For example, silver chloride, silver sulfide, and silver oxide are three exceedingly stable silver salts in water solution.
Why is it that silver forms such stable salts?
Does this have to do with charge density of the component ions? This doesn't seem to hold water because we know that silver oxide is much more soluble than silver sulfide, and the oxide anion is obviously a lot smaller than the sulfide ion, so the oxide ion should have a much higher negative charge density.
So simple charge density rationalizations go out the window. I've Googled, I've looked in books, etc., but I can't find an explanation.

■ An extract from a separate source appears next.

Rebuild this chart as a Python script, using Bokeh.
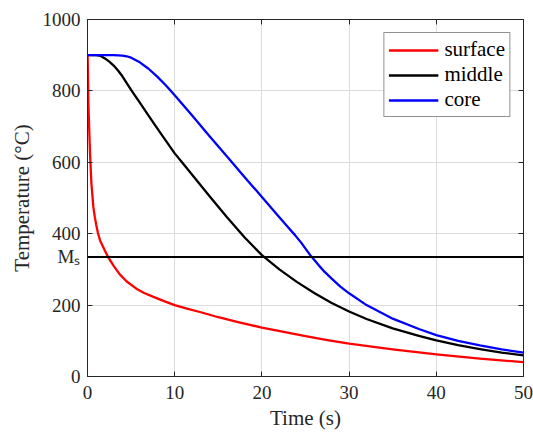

On the other hand, can a Lewis acid/base model be used to rationalize the stability of the silver compounds? For example, the sulfur, by nature of being less electronegative than oxygen, is a better Lewis base/electron pair donor/nucleophile; the sulfide ion is more willing to "donate" its electrons. Also the sulfide ion should be bigger and has empty 3d valence orbitals which may or may not be accessible to a great extent. Nonetheless, metals, by nature of possessing a large number of valence d-electrons, may be able to increase the stability of the sulfide ion by populating its d-valence.

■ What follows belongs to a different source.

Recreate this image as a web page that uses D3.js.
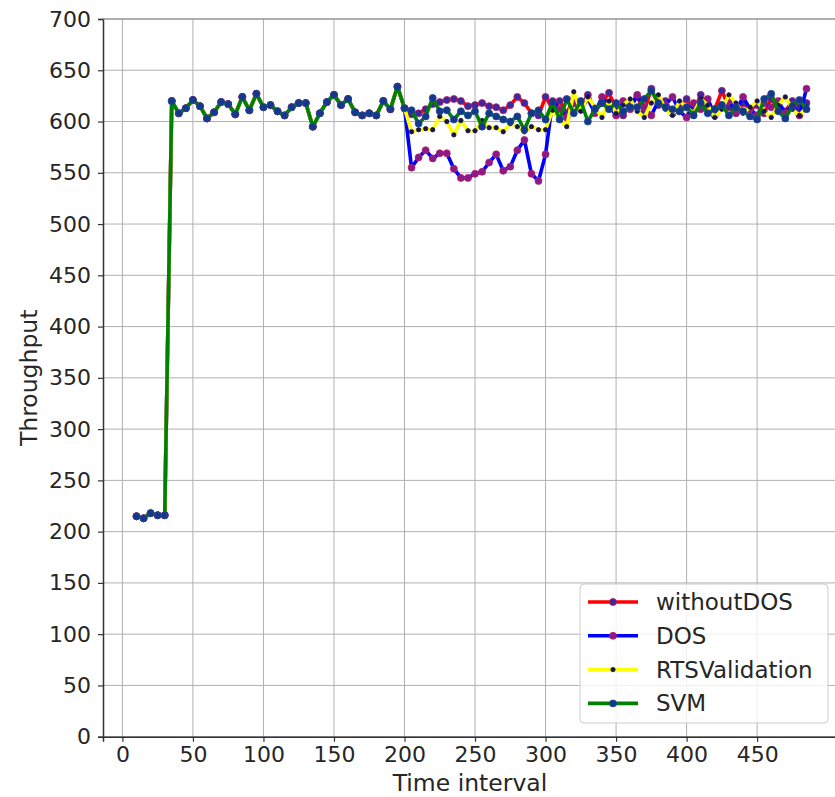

This Lewis acid/base model seems to get a lot of mileage. I also know that silver is a good Lewis acid, as are many metal cations, because of the poor shielding afforded by the d electrons. Also, the silver cation has an empty 5s orbital. Thus, we can form a sulfide-to-cation sigma coordinate covalent bond.
We may also form a pi-type coordinate covalent bond as the far-away d-electron density "drifts" to empty 3d valence orbitals on the sulfide anion, making the sulfide anion now more nucleophilic than ever.
Let me know if my rationalizations are incorrect or if there are better explanations of silver salt stability.